Recycled Anderson Shelters
The corrugated iron roofs of most of the shelters were collected by the authorities at the end of the war. Other shelters which were no longer needed were sold to the householders for £1 each (the equivalent of around £35 in 2015). These were often dug up and re-erected above ground, fitted with wooden doors and used as workshops or garden sheds. Much of the corrugated iron was also re-used by farmers.
Not all the sheds, animal shelters etc. that survive until today were once Anderson shelters but you can look at the following photos and decide whether your structure might have once been an Anderson shelter, or alternatively built with new metal after the war.

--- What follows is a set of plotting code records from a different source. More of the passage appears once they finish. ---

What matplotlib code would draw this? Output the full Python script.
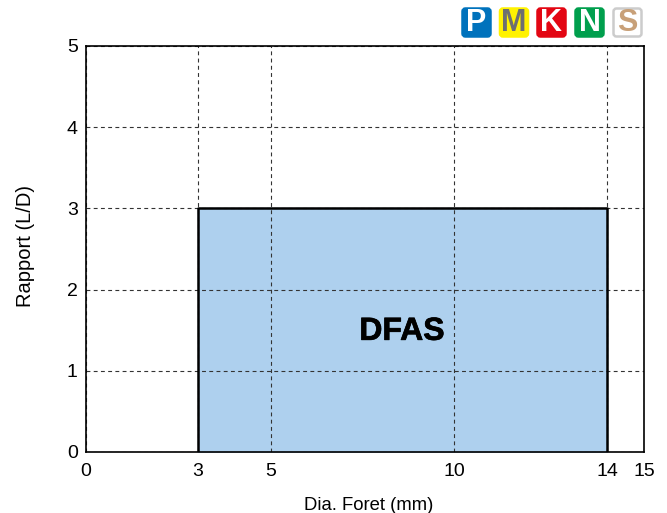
import numpy as np
import matplotlib.pyplot as plt
import matplotlib.patheffects as pe
from matplotlib.patches import FancyBboxPatch

plt.rcParams['font.family'] = ['Liberation Sans', 'DejaVu Sans']

# valeurs
x_ticks = [0, 3, 5, 10, 14, 15]
y_ticks = [0, 1, 2, 3, 4, 5]
dia_foret = [3, 14]
rapport_max = [3, 3]
nom_zone = 'DFAS'

lettres = ['P', 'M', 'K', 'N', 'S']
couleurs_fond = ['#0072bc', '#fff200', '#e30613', '#009f4d', '#ffffff']
couleurs_bord = ['#0072bc', '#fff200', '#e30613', '#009f4d', '#cccccc']
couleurs_texte = ['#ffffff', '#6d6e71', '#ffffff', '#ffffff', '#c8a078']
badges_x = [461, 498.5, 536, 574, 612]

W, H = 667, 513

# l'axe x de l'original n'est pas tout a fait regulier
x_fraction = (np.array([198, 271, 454, 607]) - 86) / 558
x_knots = np.array([0, 3, 5, 10, 14, 15])
f_knots = np.concatenate(([0], x_fraction, [1]))

def x_vers_f(v):
    return np.interp(v, x_knots, f_knots)

def f_vers_x(v):
    return np.interp(v, f_knots, x_knots)

fig = plt.figure(figsize=(W / 100, H / 100), dpi=100)
ax = fig.add_axes([86 / W, 1 - 452 / H, 558 / W, 406 / H])
ax.set_xscale('function', functions=(x_vers_f, f_vers_x))

ax.fill_between(dia_foret, 0, rapport_max, color='#aed0ee', zorder=1)
ax.plot([dia_foret[0], dia_foret[0], dia_foret[1], dia_foret[1]],
        [0, rapport_max[0], rapport_max[1], 0], color='black', lw=1.8, zorder=3)
ax.text(8.58, 1.48, nom_zone, fontsize=23, fontweight='bold', ha='center', va='center', zorder=4,
        path_effects=[pe.withStroke(linewidth=0.5, foreground='black')])

ax.set_xlim(0, 15)
ax.set_ylim(0, 5)
ax.set_xticks(x_ticks)
ax.set_xticks([], minor=True)
ax.set_xticklabels([str(v) for v in x_ticks])
ax.set_yticks(y_ticks)
ax.tick_params(length=0, labelsize=14, pad=8)
ax.tick_params(axis='y', pad=6)
ax.grid(True, color='#333333', ls=(0, (3.5, 3)), lw=0.8, zorder=2)
ax.set_axisbelow(False)
for s in ax.spines.values():
    s.set_linewidth(1.2)
    s.set_zorder(5)

ax.set_xlabel('Dia. Foret (mm)', fontsize=13.3, labelpad=12)
ax.set_ylabel('Rapport (L/D)', fontsize=14.5, labelpad=23)
ax.xaxis.label.set_x(0.507)
ax.yaxis.label.set_y(0.508)

# pictogrammes matieres en coordonnees pixels
bg = fig.add_axes([0, 0, 1, 1], facecolor='none')
bg.set_xlim(0, W)
bg.set_ylim(H, 0)
bg.axis('off')
for i in range(len(lettres)):
    x0 = badges_x[i]
    bg.add_patch(FancyBboxPatch((x0 + 1.5, 8.5), 28, 28, boxstyle='round,pad=0,rounding_size=3',
                                mutation_aspect=1, fc=couleurs_fond[i], ec=couleurs_bord[i], lw=1.8))
    bg.text(x0 + 15.5, 23, lettres[i], color=couleurs_texte[i], fontsize=22, fontweight='bold',
            ha='center', va='center')

fig.savefig('out.png', dpi=100)
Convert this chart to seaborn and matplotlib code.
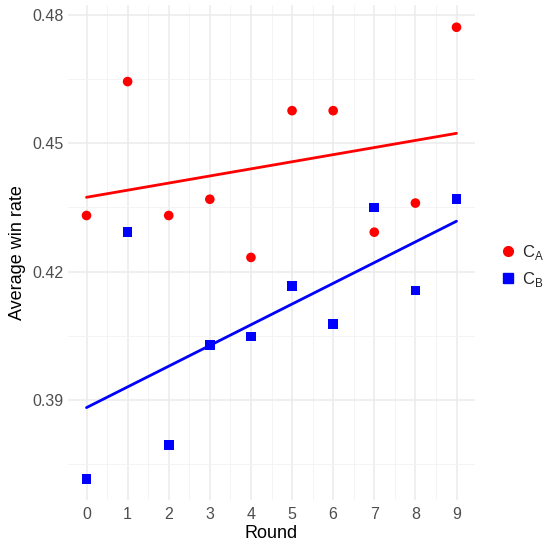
import numpy as np
import pandas as pd
import matplotlib
matplotlib.use("Agg")
import matplotlib.pyplot as plt
import seaborn as sns
from matplotlib.ticker import MultipleLocator

# 数据
rounds = [0, 1, 2, 3, 4, 5, 6, 7, 8, 9]
win_a = [0.4331, 0.4644, 0.4331, 0.4369, 0.4233, 0.4576, 0.4576, 0.4292, 0.4360, 0.4771]
win_b = [0.3715, 0.4292, 0.3794, 0.4029, 0.4048, 0.4166, 0.4078, 0.4350, 0.4156, 0.4370]
labels = [r"C$_\mathregular{A}$", r"C$_\mathregular{B}$"]

df = pd.DataFrame({
    "Round": rounds * 2,
    "rate": win_a + win_b,
    "group": [labels[0]] * len(rounds) + [labels[1]] * len(rounds),
})

sns.set_style("white")
plt.rcParams["font.family"] = ["Liberation Sans", "DejaVu Sans"]
plt.rcParams["mathtext.fontset"] = "custom"
plt.rcParams["mathtext.rm"] = "Liberation Sans"

fig = plt.figure(figsize=(5.45, 5.44), dpi=100)
ax = fig.add_axes([68 / 545, 44 / 544, (475 - 68) / 545, (500 - 5) / 544])

colors = {labels[0]: "#ff0000", labels[1]: "#0000ff"}
markers = {labels[0]: "o", labels[1]: "s"}

# 回归线
for g in labels:
    sub = df[df["group"] == g]
    sns.regplot(data=sub, x="Round", y="rate", ax=ax, ci=None, scatter=False,
                color=colors[g], line_kws={"lw": 2, "zorder": 2})

sns.scatterplot(data=df, x="Round", y="rate", hue="group", style="group",
                palette=colors, markers=markers, s=48, edgecolor="none",
                ax=ax, zorder=3, legend=False)

ax.set_xlim(-0.45, 9.45)
ax.set_ylim(0.3666, 0.4823)
ax.xaxis.set_major_locator(MultipleLocator(1))
ax.xaxis.set_minor_locator(MultipleLocator(0.5))
ax.set_yticks([0.39, 0.42, 0.45, 0.48])
ax.set_yticks([0.375, 0.405, 0.435, 0.465], minor=True)
ax.set_yticklabels(["0.39", "0.42", "0.45", "0.48"])
ax.grid(which="major", color="#ebebeb", lw=1.1)
ax.grid(which="minor", color="#f3f3f3", lw=0.6)
ax.set_axisbelow(True)
for s in ax.spines.values():
    s.set_visible(False)
ax.tick_params(which="both", length=0, labelsize=11.5, colors="#4d4d4d", pad=5)
ax.tick_params(axis="y", pad=3)
ax.set_xlabel("Round", fontsize=13, color="black", labelpad=2)
ax.set_ylabel("Average win rate", fontsize=13, color="black", labelpad=5)

# 图例
handles = [plt.Line2D([], [], ls="", marker=markers[g], color=colors[g], markersize=7)
           for g in labels]
fig.legend(handles, labels, loc="center left", bbox_to_anchor=(499 / 545, 1 - 266 / 544),
           frameon=False, fontsize=12, handletextpad=0.25, labelspacing=0.45,
           handlelength=1.1, borderpad=0, borderaxespad=0)

fig.savefig("out.png", dpi=100)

Here is a photo of an post-war 'prefab' estate showing a re-erected shelter to the left of the picture, and another at the back of the estate. The photo on the right is a close-up of such a shelter:
Amazingly, many of these re-positioned shelters are still in good condition today. Here is a representative sample of the photos that have been sent to me:
These photos are of a shelter in Kentish Town ...
And here are shelters in Whetstone (North London) and Manchester.
And here is one in Edinburgh, before it was dismantled and then rebuilt by Joe McGuigan.
I am grateful to Phil Hall for telling me about this structure which he found in a wood south of Westerham in Kent. It is about 4 metres long and has 7 sheets of corrugated iron on each side, all set into a concrete base. It was presumably once used for agricultural purposes but is still in amazing condition given its age - and the fact that it is now supporting a rather heavy tree! Even the Trademark Staley maker's marks are still very clear. (The photo was taken in 2015. The Ordnance Survey grid reference (according to my GPS) is TQ 4534 5296.)
Neil Hannant uses recycled sheets of corrugated iron to provide covers under which his pheasants can lay their eggs:
Here are two photos of a rather smart shelter, now on rather than in the ground, but still in its original garden in Bristol.
This structure, on the left, is in Hastings. It is very similar to the one on the right, advertised as a pig pen on eBay in 2017. Note the lifting handle in each corner and the short flat roof section, with no central bolts. The ends are flat sheet & there is what looks like a riveted angle trim all round between the ends & the curved sides/roof.
Here are two very smart re-builds. The shelter-turned-shed in Thornton Heath, South London, has a very nice wooden door. And the one on the right - in allotments in Crookes, Sheffield - has bullseye glass windows as well as brick walls.